Jeśli planujesz raczej zdjęcia we wnętrzach, pamiętaj o tym, że flesz wydobywa wszelkie zaczerwienienia twarzy. Nie zapomnij więc o korektorze. Nie nakładaj podkładu z filtrem, w którym składnik aktywny to dwutlenek tytanu lub tlenek cynku – obie te substancje odbijają światło i na zdjęciach twarz może wyglądać na znacznie jaśniejszą od szyi i dekoltu. Pamiętaj o różu – bez niego twarz wygląda niezdrowo. Możesz go nałożyć nawet szczodrzej niż zazwyczaj. Ale pamiętaj – róż i szminka muszą być w tej samej tonacji (czyli rudozłota szminka i chłodny różowy róż są nie do przyjęcia).
Nie używaj podkładu ciemniejszego ani jaśniejszego od skóry! Podkład musi być dokładnie w odcieniu twarzy, więc jeśli używałaś samoopalacza albo „dosmażałaś się” w solarium, kup inny niż ten, który nosisz na co dzień, bo efekt będzie niedobry. Po rozprowadzeniu podkładu obejrzyj dokładnie, czy nie widać nigdzie linii przejścia – na szczęce, na skroni, wokół oczu. Odstaw na ten wieczór pudry rozświetlające, chociaż na pewno kuszą. Niestety, w świetle flesza — czy to z aparatu, czy z kamery — ich blask może niebezpiecznie przypominać niezdrowy połysk tłustej cery – a tego byś nie chciała.

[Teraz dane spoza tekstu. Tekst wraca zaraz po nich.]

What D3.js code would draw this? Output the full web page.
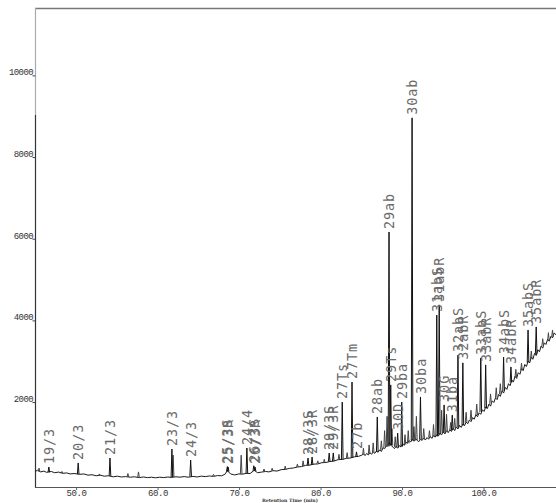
<!DOCTYPE html>
<html><head><meta charset="utf-8">
<script src="https://cdn.jsdelivr.net/npm/d3@7"></script>
<style>body{margin:0;background:#fff}svg{display:block}</style>
</head><body><svg id="c" width="556" height="503"></svg>
<script>
// baseline trace [time (min), abundance]
const baseline = [
[44.9,300],[45.2,330],[45.6,290],[46.0,310],[46.3,280],[46.9,300],[47.3,270],[47.8,285],[48.3,255],[48.8,265],
[49.2,240],[49.7,250],[50.4,230],[50.9,240],[51.4,210],[51.9,220],[52.4,195],[52.9,210],[53.4,185],[53.9,195],
[54.5,170],[55.0,185],[55.5,165],[56.0,175],[56.6,160],[57.1,170],[57.7,150],[58.2,165],[58.7,150],[59.2,160],
[59.7,145],[60.2,160],[60.7,150],[61.2,165],[61.6,155],[62.2,170],[62.7,160],[63.2,175],[63.7,160],[64.3,180],
[64.8,165],[65.3,185],[65.8,175],[66.3,190],[66.8,180],[67.3,200],[67.8,195],[68.2,230],[68.5,320],[68.9,240],
[69.4,215],[69.9,240],[70.4,235],[70.8,255],[71.3,250],[71.8,330],[72.2,270],[72.7,285],[73.2,300],[73.6,290],
[74.1,320],[74.6,310],[75.1,345],[75.6,350],[76.1,375],[76.6,385],[77.1,410],[77.6,420],[78.1,450],[78.6,455],
[79.1,480],[79.6,485],[80.1,515],[80.6,520],[81.1,545],[81.6,555],[82.1,590],[82.6,595],[83.1,620],[83.6,630],
[84.1,660],[84.6,670],
[85.0,700],[85.2,730],[85.4,690],[85.6,740],[85.8,705],[86.0,760],[86.2,720],[86.4,780],[86.6,745],[86.8,800],
[87.0,770],[87.2,830],[87.4,790],[87.6,880],[87.8,860],[88.0,920],[88.2,960],[88.4,1000],[88.6,940],[88.8,900],
[89.0,860],[89.2,910],[89.4,870],[89.6,930],[89.8,900],[90.0,980],[90.2,940],[90.4,1020],[90.6,990],[90.8,1060],
[91.0,1020],[91.2,1090],[91.4,1040],[91.6,1110],[91.8,1060],[92.0,1030],[92.2,1090],[92.4,1060],[92.6,1120],[92.8,1070],
[93.0,1130],[93.2,1090],[93.4,1160],[93.6,1110],[93.8,1180],[94.0,1140],[94.2,1200],[94.4,1170],[94.6,1240],[94.8,1200],
[95.0,1270],[95.2,1220],[95.4,1300],[95.6,1250],[95.8,1320],[96.0,1280],[96.2,1360],[96.4,1300],[96.6,1390],[96.8,1340],
[97.0,1430],[97.2,1380],[97.4,1460],[97.6,1420],[97.8,1510],[98.0,1470],[98.2,1560],[98.4,1520],[98.6,1620],[98.8,1580],
[99.0,1690],[99.2,1640],[99.4,1740],[99.6,1700],[99.8,1810],[100.0,1770],[100.2,1880],[100.4,1840],[100.6,1950],[100.8,1900],
[101.0,2030],[101.2,1990],[101.4,2100],[101.6,2060],[101.8,2190],[102.0,2140],[102.2,2270],[102.4,2220],[102.6,2360],[102.8,2310],
[103.0,2450],[103.2,2400],[103.4,2540],[103.6,2490],[103.8,2630],[104.0,2580],[104.2,2720],[104.4,2680],[104.6,2820],[104.8,2770],
[105.0,2920],[105.2,2870],[105.4,3000],[105.6,2960],[105.8,3100],[106.0,3050],[106.2,3190],[106.4,3140],[106.6,3280],[106.8,3230],
[107.0,3370],[107.2,3320],[107.4,3450],[107.6,3410],[107.8,3540],[108.0,3490],[108.2,3610],[108.4,3570],[108.6,3690],[108.83,3650]
];
// labelled peaks: [time, base, top, label]
const peaks = [
[46.6,280,410,"19/3"],[50.2,235,510,"20/3"],[54.1,190,630,"21/3"],[61.7,160,850,"23/3"],[64.0,175,580,"24/3"],
[68.5,300,420,"25/3S"],[68.6,300,410,"25/3R"],[70.9,250,875,"24/4"],[71.75,320,440,"26/3S"],[71.9,310,410,"26/3R"],
[78.4,450,630,"28/3S"],[78.9,460,655,"28/3R"],[81.0,545,750,"29/3S"],[81.5,555,755,"29/3R"],
[82.6,595,2000,"27Ts"],[83.8,630,2490,"27Tm"],[84.35,660,780,"27b"],[86.9,780,1635,"28ab"],
[88.34,920,6165,"29ab"],[88.55,950,2420,"29Ts"],[89.4,890,1240,"30D"],[89.9,910,2000,"29ba"],
[91.17,1060,8960,"30ab"],[92.2,1080,2125,"30ba"],[94.2,1160,4130,"31abS"],[94.5,1200,4380,"31abR"],
[95.1,1250,1930,"30G"],[96.1,1320,1680,"31ba"],[96.8,1380,3150,"32abS"],[97.4,1430,2960,"32abR"],
[99.6,1760,3080,"33abS"],[100.2,1850,2910,"33abR"],[102.4,2270,3100,"34abS"],[103.3,2480,2860,"34abR"],
[105.4,2970,3765,"35abS"],[106.4,3180,3840,"35abR"]
];
// unlabelled peaks: [time, base, top]
const minorPeaks = [
[45.4,300,380],[48.2,260,300],[52.8,200,240],[56.3,170,250],[57.6,160,290],[61.85,160,700],[66.8,190,230],
[70.2,240,700],[73.0,300,360],[74.0,320,380],[75.6,350,430],[77.1,410,480],[77.8,430,560],[79.6,490,560],
[80.4,510,600],[82.2,590,720],[83.2,620,760],[85.2,700,870],[85.9,730,950],[86.4,760,1000],[87.4,830,1050],
[87.8,880,1300],[88.1,900,1650],[88.7,930,1350],[89.1,900,1150],[90.3,960,1200],[90.7,990,1300],[91.4,1050,1400],
[91.7,1060,1650],[92.6,1100,1350],[93.3,1130,1300],[93.8,1150,1450],[94.8,1230,1800],[95.4,1280,1700],[95.9,1300,1500],
[96.4,1350,1600],[97.8,1500,1750],[98.4,1560,1800],[99.1,1680,1950],[100.8,1960,2200],[101.5,2100,2350],[102.0,2200,2450],
[103.9,2600,2800],[104.6,2780,2950],[105.8,3050,3250],[107.2,3370,3550],[107.9,3500,3700],[108.4,3600,3760]
];
const xTicks = [50,60,70,80,90,100];
const yTicks = [2000,4000,6000,8000,10000];
const xTitle = "Retention Time (min)";

const svg = d3.select("#c");
const x = d3.scaleLinear().domain([44.9,108.83]).range([35,556]);
const y = d3.scaleLinear().domain([-80,11650]).range([487,8]);

// frame
svg.append("line").attr("x1",35).attr("x2",556).attr("y1",8.5).attr("y2",8.5).attr("stroke","#777").attr("stroke-width",1.4);
svg.append("line").attr("x1",35.5).attr("x2",35.5).attr("y1",8).attr("y2",115).attr("stroke","#aaa").attr("stroke-width",1.2);
svg.append("line").attr("x1",35.5).attr("x2",35.5).attr("y1",115).attr("y2",488).attr("stroke","#333").attr("stroke-width",1.2);
svg.append("line").attr("x1",35).attr("x2",556).attr("y1",487.5).attr("y2",487.5).attr("stroke","#555").attr("stroke-width",1);

// y ticks
const yg = svg.append("g");
yTicks.forEach(v=>{
  yg.append("line").attr("x1",32.5).attr("x2",35.5).attr("y1",y(v)+0.5).attr("y2",y(v)+0.5).attr("stroke","#444");
  yg.append("text").attr("x",33).attr("y",y(v)).attr("text-anchor","end")
    .attr("font-family","Liberation Mono, monospace").attr("font-size",9).attr("letter-spacing",-0.6)
    .attr("fill","#333").text(v);
});
// x ticks
const xg = svg.append("g");
xTicks.forEach(v=>{
  xg.append("line").attr("x1",x(v)).attr("x2",x(v)).attr("y1",487.5).attr("y2",490).attr("stroke","#666");
  xg.append("text").attr("x",x(v)).attr("y",496).attr("text-anchor","middle")
    .attr("font-family","Liberation Mono, monospace").attr("font-size",9).attr("letter-spacing",-0.4)
    .attr("fill","#333").text(v.toFixed(1));
});
svg.append("text").attr("x",262).attr("y",502).attr("font-family","DejaVu Serif, serif")
  .attr("font-size",4.6).attr("font-weight","bold").attr("fill","#333").text(xTitle);

// baseline trace
const line = d3.line().x(d=>x(d[0])).y(d=>y(d[1]));
svg.append("path").datum(baseline).attr("d",line).attr("fill","none").attr("stroke","#1a1a1a").attr("stroke-width",1);

// peaks
const spike = p => `M${x(p[0]-0.1)},${y(p[1])}L${x(p[0])},${y(p[2])}L${x(p[0]+0.1)},${y(p[1])}`;
svg.append("g").selectAll("path").data(minorPeaks).join("path").attr("d",spike)
  .attr("fill","none").attr("stroke","#444").attr("stroke-width",1);
svg.append("g").selectAll("path").data(peaks).join("path").attr("d",spike)
  .attr("fill","none").attr("stroke","#111").attr("stroke-width",1);

// labels
svg.append("g").selectAll("text").data(peaks).join("text")
  .attr("transform",p=>`translate(${x(p[0])},${y(p[2])-3}) rotate(-90)`)
  .attr("dy","0.38em")
  .attr("font-family","DejaVu Sans Mono, monospace").attr("font-size",13.5).attr("letter-spacing",0.9)
  .attr("fill","#6a6a6a").text(p=>p[3]);
</script></body></html>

Prawdopodobnie nie będziesz miała okazji poprawiać makijażu w trakcie przyjęcia, ale miej przy sobie (albo niech ma to dla ciebie przyjaciółka, jeśli jesteś panną młodą) szminkę i konturówkę, puder sypki i pędzel do niego, a także czystą gąbkę do makijażu – to do ścierania śladów szminki, którą na pewno zostawią na tobie ciocie.